Dept. of Information Technology &

School of Computer and Information Sciences

University of the Cumberlands

**Chapter 2 Assignment**

- What’s an attribute? What’s a data instance?

- What’s noise? How can noise be reduced in a dataset?

- Define outlier. Describe 2 different approaches to detect outliers in a dataset.

- Describe 3 different techniques to deal with missing values in a dataset. Explain when each of these techniques would be most appropriate.

- Given a sample dataset with missing values, apply an appropriate technique to deal with them.

- Give 2 examples in which aggregation is useful.

- Given a sample dataset, apply aggregation of data values.

- What’s sampling?

- What’s simple random sampling? Is it possible to sample data instances using a distribution different from the uniform distribution?

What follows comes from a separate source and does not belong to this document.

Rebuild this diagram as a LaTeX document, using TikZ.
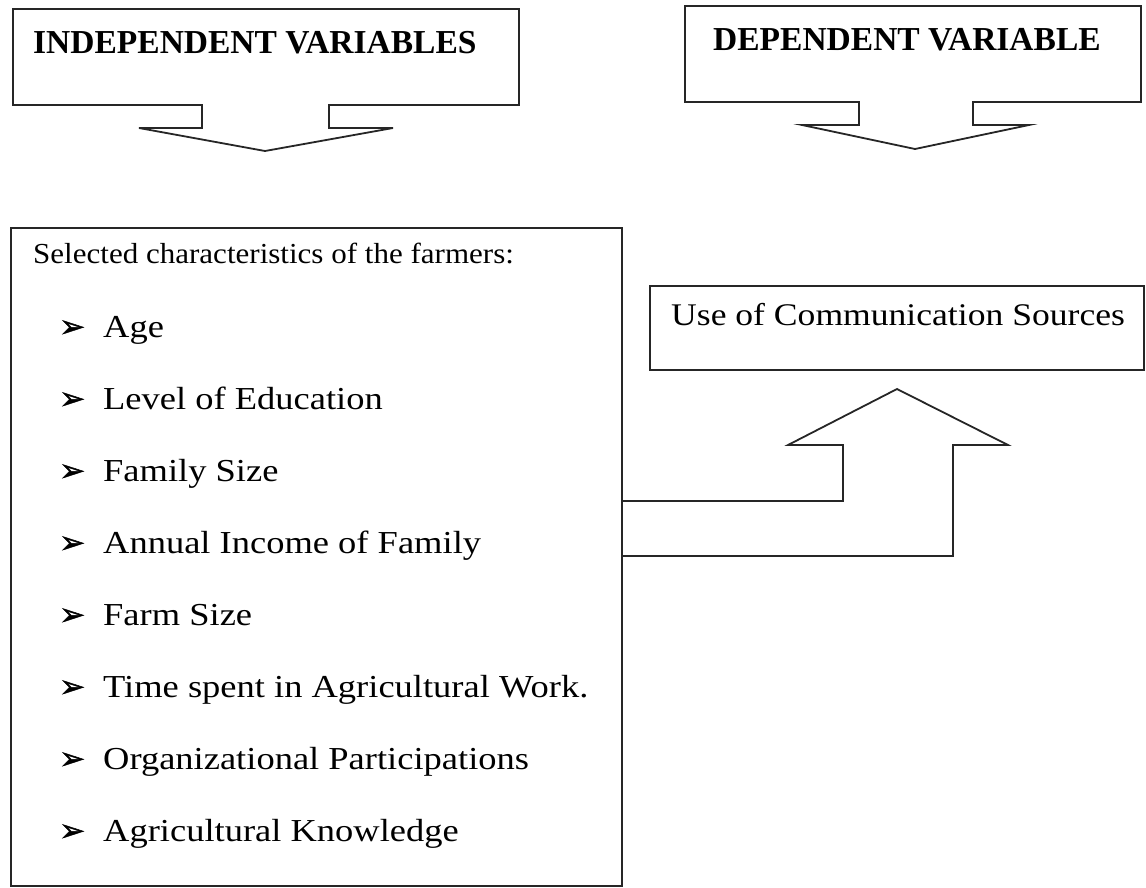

If so, give an example of a probability distribution of the data instances that is different from uniform (i.e., equal probability).

- What’s stratified sampling?

- What’s “the curse of dimensionality”?

- Provide a brief description of what Principal Components Analysis (PCA) does. [Hint: See Appendix A and your lecture notes.] State what’s the input and what the output of PCA is.

- What’s the difference between dimensionality reduction and feature selection?

- Describe in detail 2 different techniques for feature selection.

- Given a sample dataset (represented by a set of attributes, a correlation matrix, a co-variance matrix, …), apply feature selection techniques to select the best attributes to keep (or equivalently, the best attributes to remove).

- What’s the difference between feature selection and feature extraction?

- Give two examples of data in which feature extraction would be useful.

- Given a sample dataset, apply feature extraction.

- What’s data discretization and when is it needed?

- What’s the difference between supervised and unsupervised discretization?

- Given a sample dataset, apply unsupervised (e.g., equal width, equal frequency) discretization, or supervised discretization (e.g., using entropy).

- Describe 2 approaches to handle nominal attributes with too many values.

- Given a dataset, apply variable transformation: Either a simple given function, normalization, or standardization.

- Definition of Correlation and Covariance, and how to use them in data pre-processing (see pp. 76-78).